BAGHOUZ, Syria • The collection of tents was largely silent on a sunny winter Monday afternoon.

Few people were visible, but the few out and about were calm: Two men in long robes and pants walked slowly together through the grass, a woman leisurely came out of her tent to look around, a man on a motorcycle drove toward the river.

This is the last speck of land held by the Islamic State group — a patch along the Euphrates River in eastern Syria where an estimated 300 militants are mixed in with hundreds of civilians, refusing to surrender and trying to negotiate an exit with the U.S.-backed forces surrounding them.

An Associated Press team got a rare glimpse of the IS-held settlement, standing on a rooftop about a kilometer (half mile) away during a media tour to the front lines organized by the Syrian Democratic Forces. The roof looked out over a flat, green landscape with scattered palm trees, to an earthen berm and a line of pickup trucks put up by the militants at the edge of the camp.

At one point, gunfire crackled in the distance.

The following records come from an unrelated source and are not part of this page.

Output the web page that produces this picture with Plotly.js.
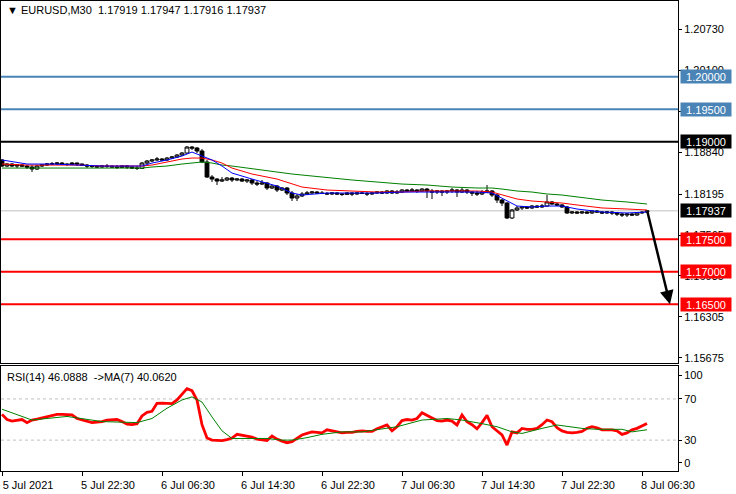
<!DOCTYPE html>
<html><head><meta charset="utf-8">
<script src="https://cdn.plot.ly/plotly-3.0.1.min.js"></script>
<style>html,body{margin:0;padding:0;background:#fff;}#chart{width:736px;height:494px;}</style>
</head><body><div id="chart"></div>
<script>
// ---- Candle data (EURUSD M30, bar 0 = 5 Jul 14:30) ----
const openP = [
1.18719,1.18626,1.18657,1.18626,1.18641,1.18626,1.18611,1.18580,1.18626,1.18641,
1.18657,1.18660,1.18672,1.18657,1.18650,1.18672,1.18657,1.18641,1.18626,1.18620,
1.18611,1.18626,1.18620,1.18611,1.18605,1.18626,1.18611,1.18595,1.18590,1.18672,
1.18703,1.18719,1.18734,1.18719,1.18749,1.18765,1.18795,1.18826,1.18918,1.18903,
1.18857,1.18688,1.18457,1.18426,1.18395,1.18411,1.18441,1.18411,1.18426,1.18395,
1.18411,1.18365,1.18349,1.18365,1.18288,1.18318,1.18257,1.18288,1.18211,1.18134,
1.18165,1.18196,1.18211,1.18226,1.18211,1.18205,1.18196,1.18211,1.18196,1.18190,
1.18211,1.18196,1.18211,1.18205,1.18196,1.18211,1.18226,1.18211,1.18242,1.18211,
1.18226,1.18257,1.18242,1.18257,1.18242,1.18272,1.18242,1.18226,1.18242,1.18226,
1.18242,1.18257,1.18226,1.18257,1.18226,1.18211,1.18196,1.18226,1.18242,1.18180,
1.18103,1.18057,1.17827,1.17950,1.17981,1.17996,1.17981,1.18011,1.17996,1.18011,
1.18073,1.18042,1.18027,1.17996,1.17904,1.17919,1.17904,1.17919,1.17904,1.17934,
1.17919,1.17904,1.17919,1.17904,1.17888,1.17873,1.17888,1.17873,1.17904,1.17919];
const highP = [
1.18734,1.18672,1.18672,1.18657,1.18657,1.18641,1.18641,1.18641,1.18657,1.18672,
1.18688,1.18688,1.18688,1.18672,1.18688,1.18680,1.18665,1.18657,1.18641,1.18641,
1.18641,1.18657,1.18641,1.18641,1.18641,1.18641,1.18626,1.18626,1.18688,1.18719,
1.18734,1.18765,1.18749,1.18765,1.18780,1.18811,1.18841,1.18934,1.18934,1.18918,
1.18888,1.18719,1.18487,1.18441,1.18457,1.18457,1.18457,1.18441,1.18441,1.18426,
1.18426,1.18395,1.18411,1.18380,1.18334,1.18334,1.18303,1.18303,1.18242,1.18196,
1.18226,1.18242,1.18242,1.18242,1.18242,1.18226,1.18226,1.18226,1.18211,1.18226,
1.18226,1.18226,1.18226,1.18226,1.18226,1.18242,1.18242,1.18257,1.18257,1.18257,
1.18272,1.18272,1.18288,1.18272,1.18288,1.18288,1.18272,1.18257,1.18257,1.18257,
1.18288,1.18272,1.18288,1.18272,1.18242,1.18242,1.18257,1.18334,1.18257,1.18196,
1.18119,1.18073,1.17965,1.18011,1.18011,1.18011,1.18027,1.18027,1.18042,1.18180,
1.18088,1.18057,1.18042,1.18011,1.17934,1.17934,1.17934,1.17934,1.17950,1.17950,
1.17934,1.17934,1.17934,1.17919,1.17904,1.17904,1.17904,1.17919,1.17934,1.17947];
const lowP = [
1.18611,1.18611,1.18611,1.18595,1.18611,1.18580,1.18534,1.18564,1.18611,1.18626,
1.18641,1.18641,1.18641,1.18626,1.18641,1.18626,1.18626,1.18595,1.18595,1.18595,
1.18595,1.18595,1.18595,1.18580,1.18595,1.18580,1.18580,1.18564,1.18580,1.18657,
1.18688,1.18703,1.18703,1.18703,1.18734,1.18749,1.18780,1.18811,1.18872,1.18826,
1.18672,1.18441,1.18380,1.18334,1.18380,1.18395,1.18380,1.18395,1.18380,1.18365,
1.18334,1.18318,1.18334,1.18257,1.18272,1.18226,1.18242,1.18180,1.18088,1.18088,
1.18150,1.18180,1.18196,1.18196,1.18196,1.18180,1.18180,1.18180,1.18165,1.18180,
1.18165,1.18180,1.18196,1.18165,1.18180,1.18196,1.18196,1.18196,1.18196,1.18196,
1.18211,1.18226,1.18226,1.18211,1.18226,1.18134,1.18119,1.18196,1.18165,1.18196,
1.18211,1.18150,1.18211,1.18196,1.18165,1.18165,1.18180,1.18211,1.18150,1.18057,
1.18011,1.17811,1.17811,1.17934,1.17950,1.17965,1.17965,1.17981,1.17981,1.17996,
1.18027,1.18011,1.17981,1.17888,1.17888,1.17888,1.17888,1.17888,1.17888,1.17904,
1.17888,1.17888,1.17873,1.17857,1.17842,1.17842,1.17857,1.17857,1.17888,1.17916];
const closeP = [
1.18626,1.18657,1.18626,1.18641,1.18626,1.18611,1.18580,1.18626,1.18641,1.18657,
1.18660,1.18672,1.18657,1.18650,1.18672,1.18657,1.18641,1.18626,1.18620,1.18611,
1.18626,1.18620,1.18611,1.18605,1.18626,1.18611,1.18595,1.18590,1.18672,1.18703,
1.18719,1.18734,1.18719,1.18749,1.18765,1.18795,1.18826,1.18918,1.18903,1.18857,
1.18688,1.18457,1.18426,1.18395,1.18411,1.18441,1.18411,1.18426,1.18395,1.18411,
1.18365,1.18349,1.18365,1.18288,1.18318,1.18257,1.18288,1.18211,1.18134,1.18165,
1.18196,1.18211,1.18226,1.18211,1.18205,1.18196,1.18211,1.18196,1.18190,1.18211,
1.18196,1.18211,1.18205,1.18196,1.18211,1.18226,1.18211,1.18242,1.18211,1.18226,
1.18257,1.18242,1.18257,1.18242,1.18272,1.18242,1.18226,1.18242,1.18226,1.18242,
1.18257,1.18226,1.18257,1.18226,1.18211,1.18196,1.18226,1.18242,1.18180,1.18103,
1.18057,1.17827,1.17950,1.17981,1.17996,1.17981,1.18011,1.17996,1.18011,1.18073,
1.18042,1.18027,1.17996,1.17904,1.17919,1.17904,1.17919,1.17904,1.17934,1.17919,
1.17904,1.17919,1.17904,1.17888,1.17873,1.17888,1.17873,1.17904,1.17915,1.17937];

// ---- Moving averages (read at these bars) ----
const maBars = [0,5,10,15,20,25,28,30,33,36,38,40,42,44,46,50,55,58,60,65,70,75,80,85,90,95,98,100,103,106,109,112,115,120,125,129];
const maBlue = [1.18719,1.18657,1.18657,1.18641,1.18626,1.18626,1.18626,1.18672,1.18719,1.18780,1.18841,1.18780,1.18719,1.18626,1.18518,1.18426,1.18318,1.18211,1.18180,1.18211,1.18211,1.18211,1.18226,1.18226,1.18226,1.18226,1.18211,1.18134,1.18011,1.17996,1.18011,1.18011,1.17965,1.17919,1.17904,1.17919];
const maRed = [1.18657,1.18641,1.18641,1.18641,1.18626,1.18626,1.18626,1.18641,1.18688,1.18734,1.18749,1.18749,1.18719,1.18672,1.18595,1.18503,1.18426,1.18349,1.18303,1.18257,1.18242,1.18226,1.18226,1.18242,1.18242,1.18242,1.18226,1.18180,1.18119,1.18088,1.18073,1.18057,1.18027,1.17981,1.17965,1.17950];
const maGreen = [1.18595,1.18595,1.18595,1.18595,1.18595,1.18595,1.18595,1.18611,1.18626,1.18657,1.18672,1.18688,1.18672,1.18641,1.18626,1.18580,1.18534,1.18503,1.18487,1.18441,1.18411,1.18380,1.18349,1.18334,1.18303,1.18288,1.18288,1.18272,1.18242,1.18226,1.18196,1.18180,1.18150,1.18103,1.18073,1.18042];

// ---- RSI(14) per bar and its MA(7) ----
const rsi = [
55,50,48.5,49,50,47,49.5,50.5,51.5,52.5,
53.5,55,55,55,54.5,51,49.5,48.5,47,47.5,
48,49.5,49.5,50,48,45.5,45,46,53.5,57,
58,65.7,66,66,65.5,69,75,80,78,69,
45,32,30,29.5,29.5,30.5,32,35.6,34.6,34,
33,31,30.5,29.5,34,31,29,27.5,28.5,32,
35,36.5,38,37.5,37,40,39,37.5,37,37.5,
37.5,38.5,39,38.5,38.5,41,43,44.7,39,43,
49,50,49.5,51,56.6,54,51,49,48.5,49.5,
48.5,44.7,54.4,47.8,45,41,47,54,43,39,
35,25.2,38,37,41.4,40.5,40.5,41.4,45,49.5,
47.8,42,39,37.5,37,37.5,38.5,41.4,43,42,
40,40,40,39,35.5,37,40,41.4,44,46.09];
const rsiMaBars = [0,6,13,20,27,30,33,36,38,40,42,44,46,50,53,56,58,61,64,68,72,79,84,89,92,96,99,102,104,108,111,116,119,124,126,129];
const rsiMa = [60,49.5,53,48,47,51,61,69,72,67,52.5,39,31.6,31.6,31.6,30,30,32.4,35.6,38,38,43,49.5,51,49.5,46,43,38,36.5,41.4,44.7,41.4,40.5,40.5,38,40.06];

// ---- Axes labels ----
const timeTickBars = [0,16,32,48,64,80,96,112,128];
const timeTickText = ["5 Jul 2021","5 Jul 22:30","6 Jul 06:30","6 Jul 14:30","6 Jul 22:30","7 Jul 06:30","7 Jul 14:30","7 Jul 22:30","8 Jul 06:30"];
const priceTicks = [1.20730,1.20100,1.19470,1.18840,1.18195,1.17565,1.16935,1.16305,1.15675];
const priceTickText = ["1.20730","1.20100","1.19470","1.18840","1.18195","1.17565","1.16935","1.16305","1.15675"];
const rsiTickPos = [93,70,30,8];
const rsiTickText = ["100","70","30","0"];

// ---- Levels ----
const levelPrices = [1.20000,1.19500,1.19000,1.17500,1.17000,1.16500];
const currentPrice = 1.17937;
const rsiLevels = [70,30];
const arrowFrom = {bar:129, price:1.1795};
const arrowTo = {bar:133.6, price:1.1650};

const levelStyle = {1.2:'#4a84b6',1.195:'#4a84b6',1.19:'#000000',1.175:'#ff0000',1.17:'#ff0000',1.165:'#ff0000'};

const bars = openP.map((_, i) => i);
const FONT = '"Liberation Sans", Arial, sans-serif';

const traces = [
  {type:'candlestick', x:bars, open:openP, high:highP, low:lowP, close:closeP, xaxis:'x', yaxis:'y',
   increasing:{line:{color:'#000',width:1}, fillcolor:'#ffffff'},
   decreasing:{line:{color:'#000',width:1}, fillcolor:'#000000'},
   whiskerwidth:0, hoverinfo:'skip'},
  {type:'scatter', mode:'lines', x:maBars, y:maGreen, xaxis:'x', yaxis:'y', line:{color:'#008000',width:1}, hoverinfo:'skip'},
  {type:'scatter', mode:'lines', x:maBars, y:maRed, xaxis:'x', yaxis:'y', line:{color:'#ff0000',width:1}, hoverinfo:'skip'},
  {type:'scatter', mode:'lines', x:maBars, y:maBlue, xaxis:'x', yaxis:'y', line:{color:'#0000ff',width:1}, hoverinfo:'skip'},
  {type:'scatter', mode:'lines', x:bars, y:rsi, xaxis:'x2', yaxis:'y2', line:{color:'#ff0000',width:2.8}, hoverinfo:'skip'},
  {type:'scatter', mode:'lines', x:rsiMaBars, y:rsiMa, xaxis:'x2', yaxis:'y2', line:{color:'#008000',width:1}, hoverinfo:'skip'}
];

const shapes = [];
levelPrices.forEach(p => shapes.push({type:'line', xref:'paper', x0:0, x1:1, yref:'y', y0:p, y1:p, line:{color:levelStyle[p], width:2}}));
shapes.push({type:'line', xref:'paper', x0:0, x1:1, yref:'y', y0:currentPrice, y1:currentPrice, line:{color:'#c0c0c0', width:1}, layer:'below'});
rsiLevels.forEach(v => shapes.push({type:'line', xref:'paper', x0:0, x1:1, yref:'y2', y0:v, y1:v, line:{color:'#c0c0c0', width:1, dash:'3px,3px'}, layer:'below'}));

const annotations = [
  {xref:'paper', yref:'paper', x:0, y:1, xanchor:'left', yanchor:'top', xshift:4, yshift:-1, showarrow:false,
   text:'\u25BC EURUSD,M30\u00a0\u00a01.17919 1.17947 1.17916 1.17937', font:{family:FONT, size:11, color:'#000'}},
  {xref:'paper', yref:'paper', x:0, y:0.2234, xanchor:'left', yanchor:'top', xshift:4, yshift:-3, showarrow:false,
   text:'RSI(14) 46.0888\u00a0\u00a0->MA(7) 40.0620', font:{family:FONT, size:11, color:'#000'}}
];
levelPrices.forEach(p => annotations.push({xref:'paper', x:1, xanchor:'left', xshift:2, yref:'y', y:p, yanchor:'middle',
  text:p.toFixed(5), showarrow:false, bgcolor:levelStyle[p], font:{family:FONT, size:11, color:'#fff'}, width:50, height:13, borderpad:0}));
annotations.push({xref:'paper', x:1, xanchor:'left', xshift:2, yref:'y', y:currentPrice, yanchor:'middle',
  text:currentPrice.toFixed(5), showarrow:false, bgcolor:'#000', font:{family:FONT, size:11, color:'#fff'}, width:50, height:13, borderpad:0});
annotations.push({xref:'x', yref:'y', x:arrowTo.bar, y:arrowTo.price, axref:'x', ayref:'y', ax:arrowFrom.bar, ay:arrowFrom.price,
  text:'', showarrow:true, arrowhead:2, arrowsize:1.1, arrowwidth:2.5, arrowcolor:'#000'});

const axBase = {showgrid:false, zeroline:false, showline:true, mirror:true, linecolor:'#000', linewidth:1, fixedrange:true,
  tickfont:{family:FONT, size:11, color:'#000'}, tickcolor:'#000'};

const layout = {
  width:736, height:494,
  margin:{l:1, r:58, t:1, b:23, pad:0},
  paper_bgcolor:'#fff', plot_bgcolor:'#fff',
  showlegend:false, hovermode:false,
  boxgap:0.15, boxgroupgap:0.1,
  font:{family:FONT, size:11, color:'#000'},
  xaxis:Object.assign({}, axBase, {domain:[0,1], anchor:'y', range:[-0.2,135.2], showticklabels:false, ticks:'', rangeslider:{visible:false}}),
  yaxis:Object.assign({}, axBase, {domain:[0.2298,1], anchor:'x', side:'right', range:[1.15597,1.21164],
    tickmode:'array', tickvals:priceTicks, ticktext:priceTickText, ticks:'outside', ticklen:3}),
  xaxis2:Object.assign({}, axBase, {domain:[0,1], anchor:'y2', range:[-0.2,135.2], tickmode:'array', tickvals:timeTickBars, ticktext:timeTickText,
    ticks:'outside', ticklen:4, ticklabelshift:26, rangeslider:{visible:false}}),
  yaxis2:Object.assign({}, axBase, {domain:[0,0.2234], anchor:'x2', side:'right', range:[0,102],
    tickmode:'array', tickvals:rsiTickPos, ticktext:rsiTickText, ticks:'outside', ticklen:3}),
  shapes:shapes, annotations:annotations
};

Plotly.newPlot('chart', traces, layout, {staticPlot:true, displayModeBar:false});
</script></body></html>
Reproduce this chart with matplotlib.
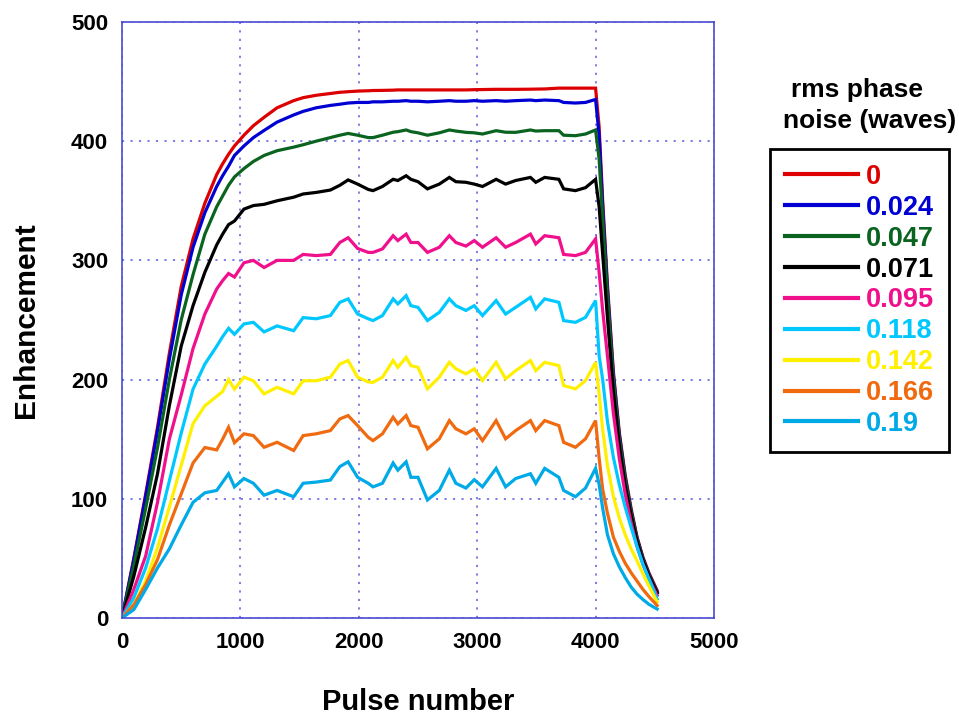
import matplotlib
matplotlib.use("Agg")
import matplotlib.pyplot as plt

# pulse positions shared by all traces
pulse = [0, 100, 200, 300, 400, 500, 600, 700, 800, 850, 900, 950,
         1030, 1110, 1200, 1310, 1450, 1530, 1640, 1760, 1840, 1910,
         1990, 2080, 2120, 2200, 2290, 2330, 2400, 2440, 2500, 2580,
         2680, 2765, 2820, 2905, 2975, 3045, 3160, 3240, 3325, 3450,
         3495, 3570, 3690, 3730, 3830, 3915, 4000, 4030, 4060, 4100,
         4150, 4200, 4250, 4300, 4350, 4400, 4450, 4520]

noise_labels = ["0", "0.024", "0.047", "0.071", "0.095",
                "0.118", "0.142", "0.166", "0.19"]

enh_000 = [0, 50, 104, 160, 222, 278, 318, 348, 372, 381, 389, 396,
           405, 413, 420, 428, 434, 436.5, 438.5, 440, 441, 441.5,
           442, 442.3, 442.5, 442.6, 442.8, 443, 443, 443, 443, 443,
           443, 443, 443, 443, 443.2, 443.3, 443.5, 443.5, 443.5, 443.6,
           443.7, 443.8, 444.5, 444.5, 444.5, 444.5, 444.5, 412, 350, 280,
           207, 156, 120, 92, 68, 51, 38, 23]
enh_024 = [0, 49, 102, 157, 217, 271, 311, 340, 362, 371, 379, 388,
           396, 403, 409, 416, 422, 425, 428, 430, 431, 432,
           432.5, 432.5, 433, 433, 433.5, 433.5, 434, 433.5, 433.5, 433,
           433.5, 434, 433.5, 433.5, 434, 433.5, 434, 433.5, 434, 434.5,
           434, 434.5, 434, 432.5, 432, 432.5, 435, 405, 345, 276,
           204, 154, 118, 90, 67, 50, 37, 22]
enh_047 = [0, 44, 92, 143, 200, 250, 288, 322, 345, 354, 363, 370,
           377, 383, 388, 392, 395, 397, 400, 403, 405, 406.5,
           405, 403, 403, 405, 407.5, 408, 409.4, 408, 407, 405,
           407, 409.4, 408.5, 407.4, 407, 406, 408.8, 407.5, 407.4, 409.4,
           408.5, 408.8, 408.8, 405, 404.6, 406, 409.4, 385, 335, 270,
           200, 151, 116, 89, 66, 49, 36, 21.5]
enh_071 = [0, 35, 76, 121, 178, 228, 262, 290, 313, 322, 330, 333,
           343, 346, 347, 350, 353, 355.7, 357, 359, 363, 367.5,
           364, 359.5, 358.5, 362, 368, 367, 371, 368, 366, 360,
           364, 369.6, 366, 365.5, 364, 362, 368, 364, 367, 369.6,
           365.5, 369.6, 368, 360, 358.5, 361, 368, 345, 305, 252,
           190, 145, 111, 86, 64, 48, 35, 21]
enh_095 = [0, 24, 52, 97, 150, 187, 226, 255, 276, 283, 289, 286,
           298, 300, 294, 300, 300, 305, 304, 305, 315, 319,
           310, 306.7, 306.7, 309.6, 320.7, 316.6, 322, 315, 315, 306.7,
           311, 320.7, 315, 312, 316.6, 311, 319, 311, 315, 322,
           313.8, 320.7, 319, 305, 304, 306.7, 318, 290, 258, 220,
           172, 134, 104, 80, 60, 45, 33, 19]
enh_118 = [0, 17, 42, 75, 115, 155, 192, 213, 228, 236, 243, 238,
           246.7, 248, 240, 245, 241, 252, 251, 253.7, 264.8, 267.7,
           255, 251, 249.5, 253.7, 267.7, 263.5, 270.4, 262, 260.6, 249.5,
           256.4, 267.7, 262, 258, 262, 253.7, 266.3, 255, 260.6, 269,
           259.3, 267.7, 264.8, 249.5, 248, 252.2, 266.3, 220, 200, 165,
           135, 112, 93, 76, 60, 45, 33, 16]
enh_142 = [0, 11, 31, 59, 93, 128, 163, 178, 186, 190, 200, 192,
           202, 199, 188, 193.5, 188, 199, 199, 202, 213, 216,
           202, 198, 197.7, 202, 216, 210.3, 218.7, 211.7, 210.3, 192.2,
           202, 214.5, 209, 204.8, 209, 199.2, 214.5, 200.6, 207.5, 216,
           207.5, 214.5, 211.7, 195, 192.2, 199.2, 214.5, 188, 158, 128,
           102, 84, 70, 58, 48, 37, 27, 13.5]
enh_166 = [0, 11, 28, 49, 78, 104, 130, 143, 141, 150, 160, 147,
           154.5, 153, 143.2, 147.4, 140.5, 153, 154.5, 157.2, 167, 169.8,
           161.4, 151.6, 148.8, 154.5, 168.4, 162.8, 169.8, 161.4, 160, 141.9,
           150.3, 165.6, 158.7, 154.5, 158.7, 148.8, 165.6, 150.3, 157.2, 165.6,
           157.2, 165.6, 161.4, 147.4, 143.2, 150.3, 165.6, 134, 108, 88,
           68, 56, 46, 38, 31, 24, 18, 10.5]
enh_190 = [0, 7, 24, 42, 58, 78, 97, 105, 107, 114, 121, 110,
           117, 113, 103, 107, 101.7, 113, 114, 115.7, 127, 131,
           118, 113, 110, 113, 130, 124, 131, 118, 118, 99,
           107, 124, 113, 109, 116, 110, 125.5, 110, 117, 121,
           113, 125.5, 118, 107, 101.7, 109, 125.5, 112, 92, 70,
           54, 43, 34, 26, 20, 15.5, 11.5, 7.5]

series = [enh_000, enh_024, enh_047, enh_071, enh_095,
          enh_118, enh_142, enh_166, enh_190]
colors = ["#dc0000", "#0000d2", "#0a6420", "#000000", "#f0108c",
          "#00c8ff", "#fff000", "#f06a10", "#00aae6"]

plt.rcParams["font.family"] = ["Liberation Sans", "DejaVu Sans"]
plt.rcParams["font.weight"] = "bold"

fig = plt.figure(figsize=(9.59, 7.18), dpi=100)
ax = fig.add_axes([0.1272, 0.1393, 0.6173, 0.8301])

for y, c, lab in zip(series, colors, noise_labels):
    ax.plot(pulse, y, color=c, lw=2.3, label=lab, solid_joinstyle="miter")

ax.set_xlim(0, 5000)
ax.set_ylim(0, 500)
ax.set_xticks(range(0, 5001, 1000))
ax.set_yticks(range(0, 501, 100))
ax.grid(True, color="#5050e0", linestyle=(0, (1.2, 3.5)), linewidth=1.3, alpha=0.8)
for side in ["left", "bottom", "top", "right"]:
    ax.spines[side].set_color("#4a4ad0")
    ax.spines[side].set_linewidth(1.2)
ax.tick_params(axis="both", labelsize=16, length=0, pad=10)
for t in ax.get_xticklabels() + ax.get_yticklabels():
    t.set_fontweight("bold")

ax.set_xlabel("Pulse number", fontsize=21, fontweight="bold", labelpad=25)
ax.set_ylabel("Enhancement", fontsize=21.5, fontweight="bold", labelpad=22)

# legend heading sits above the box
fig.text(857 / 959, 1 - 90 / 718, "rms phase", ha="center", va="center",
         fontsize=19, fontweight="bold")
fig.text(870 / 959, 1 - 121 / 718, "noise (waves)", ha="center", va="center",
         fontsize=19, fontweight="bold")

leg = ax.legend(loc="upper left", bbox_to_anchor=(770 / 959, 1 - 149 / 718),
                bbox_transform=fig.transFigure, frameon=True, fancybox=False,
                edgecolor="black", framealpha=1, labelcolor="linecolor",
                prop={"size": 19.5, "weight": "bold"}, handlelength=2.7,
                handletextpad=0.3, labelspacing=0.18, borderpad=0.55,
                borderaxespad=0)
leg.get_frame().set_linewidth(2.0)
for h in leg.get_lines():
    h.set_linewidth(3.0)

fig.savefig("out.png", dpi=100)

An SDF commander on the roof with a number of fighters said it isn’t always so quiet. Only days earlier the militants surprised the soldiers with an attempted night raid.

The SDF can’t assault the site or call in airstrikes because of the civilians, he said, adding that his fighters have seen the militants moving civilians around at gunpoint as protection.

“They try a psychological war. But that is it! The war is over, and we won,” said the commander, who spoke on condition he be identified only by his nom de guerre, Baran, in line with SDF rules.

A U.S.-backed Syrian Democratic Forces (SDF) fighter stands atop a building used as a temporary base near the last land still held by Islamic State militants.